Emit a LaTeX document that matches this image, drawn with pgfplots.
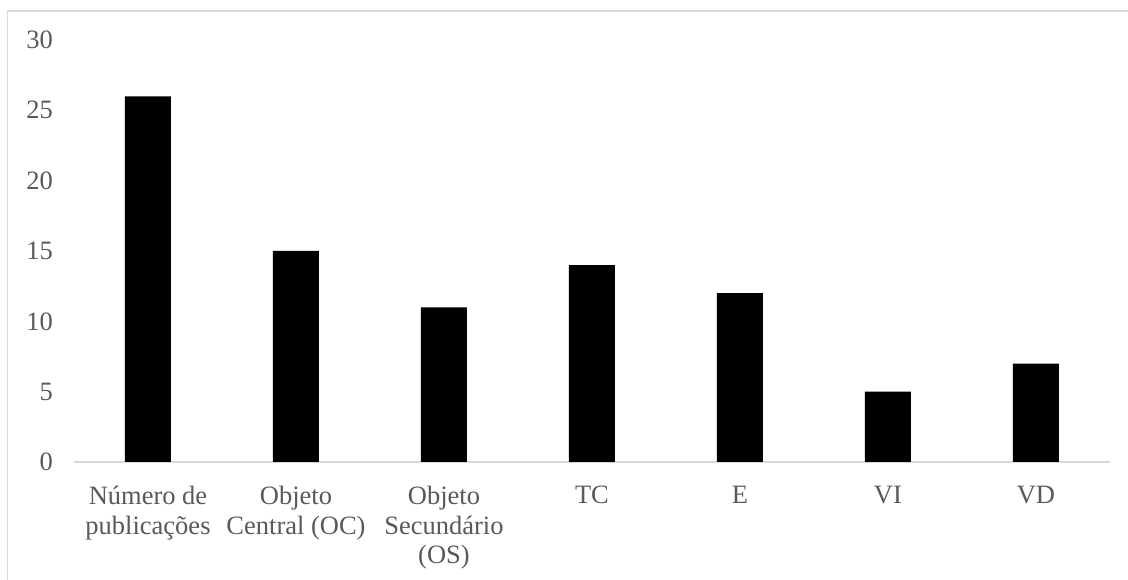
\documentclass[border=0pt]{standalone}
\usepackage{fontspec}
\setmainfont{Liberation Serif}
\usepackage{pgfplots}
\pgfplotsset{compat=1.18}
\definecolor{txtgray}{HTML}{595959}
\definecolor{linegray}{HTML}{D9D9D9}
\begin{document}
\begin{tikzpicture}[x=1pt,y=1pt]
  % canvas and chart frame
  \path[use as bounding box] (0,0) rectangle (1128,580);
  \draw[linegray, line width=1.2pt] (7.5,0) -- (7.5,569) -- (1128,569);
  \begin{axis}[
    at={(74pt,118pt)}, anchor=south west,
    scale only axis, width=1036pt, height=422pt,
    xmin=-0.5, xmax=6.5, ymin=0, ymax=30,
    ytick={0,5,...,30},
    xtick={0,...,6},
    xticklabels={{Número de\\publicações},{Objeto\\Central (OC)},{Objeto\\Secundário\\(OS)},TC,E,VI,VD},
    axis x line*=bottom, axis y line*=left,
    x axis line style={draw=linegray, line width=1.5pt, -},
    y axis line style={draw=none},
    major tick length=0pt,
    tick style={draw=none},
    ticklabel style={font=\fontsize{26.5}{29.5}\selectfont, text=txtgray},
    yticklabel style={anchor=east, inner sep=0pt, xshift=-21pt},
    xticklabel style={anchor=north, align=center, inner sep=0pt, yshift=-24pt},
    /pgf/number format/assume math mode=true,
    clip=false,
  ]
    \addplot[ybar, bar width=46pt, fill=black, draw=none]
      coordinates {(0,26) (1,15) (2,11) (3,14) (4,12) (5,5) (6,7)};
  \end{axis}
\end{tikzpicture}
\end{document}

++++++++++++++++++++

__STATED TASK__: From the material above, copy everything exactly but the pictures.

__FINAL RESULT__:
Emit a LaTeX document that matches this image, drawn with pgfplots.
\documentclass[border=0pt]{standalone}
\usepackage{fontspec}
\setmainfont{Liberation Serif}
\usepackage{pgfplots}
\pgfplotsset{compat=1.18}
\definecolor{txtgray}{HTML}{595959}
\definecolor{linegray}{HTML}{D9D9D9}
\begin{document}
\begin{tikzpicture}[x=1pt,y=1pt]
  % canvas and chart frame
  \path[use as bounding box] (0,0) rectangle (1128,580);
  \draw[linegray, line width=1.2pt] (7.5,0) -- (7.5,569) -- (1128,569);
  \begin{axis}[
    at={(74pt,118pt)}, anchor=south west,
    scale only axis, width=1036pt, height=422pt,
    xmin=-0.5, xmax=6.5, ymin=0, ymax=30,
    ytick={0,5,...,30},
    xtick={0,...,6},
    xticklabels={{Número de\\publicações},{Objeto\\Central (OC)},{Objeto\\Secundário\\(OS)},TC,E,VI,VD},
    axis x line*=bottom, axis y line*=left,
    x axis line style={draw=linegray, line width=1.5pt, -},
    y axis line style={draw=none},
    major tick length=0pt,
    tick style={draw=none},
    ticklabel style={font=\fontsize{26.5}{29.5}\selectfont, text=txtgray},
    yticklabel style={anchor=east, inner sep=0pt, xshift=-21pt},
    xticklabel style={anchor=north, align=center, inner sep=0pt, yshift=-24pt},
    /pgf/number format/assume math mode=true,
    clip=false,
  ]
    \addplot[ybar, bar width=46pt, fill=black, draw=none]
      coordinates {(0,26) (1,15) (2,11) (3,14) (4,12) (5,5) (6,7)};
  \end{axis}
\end{tikzpicture}
\end{document}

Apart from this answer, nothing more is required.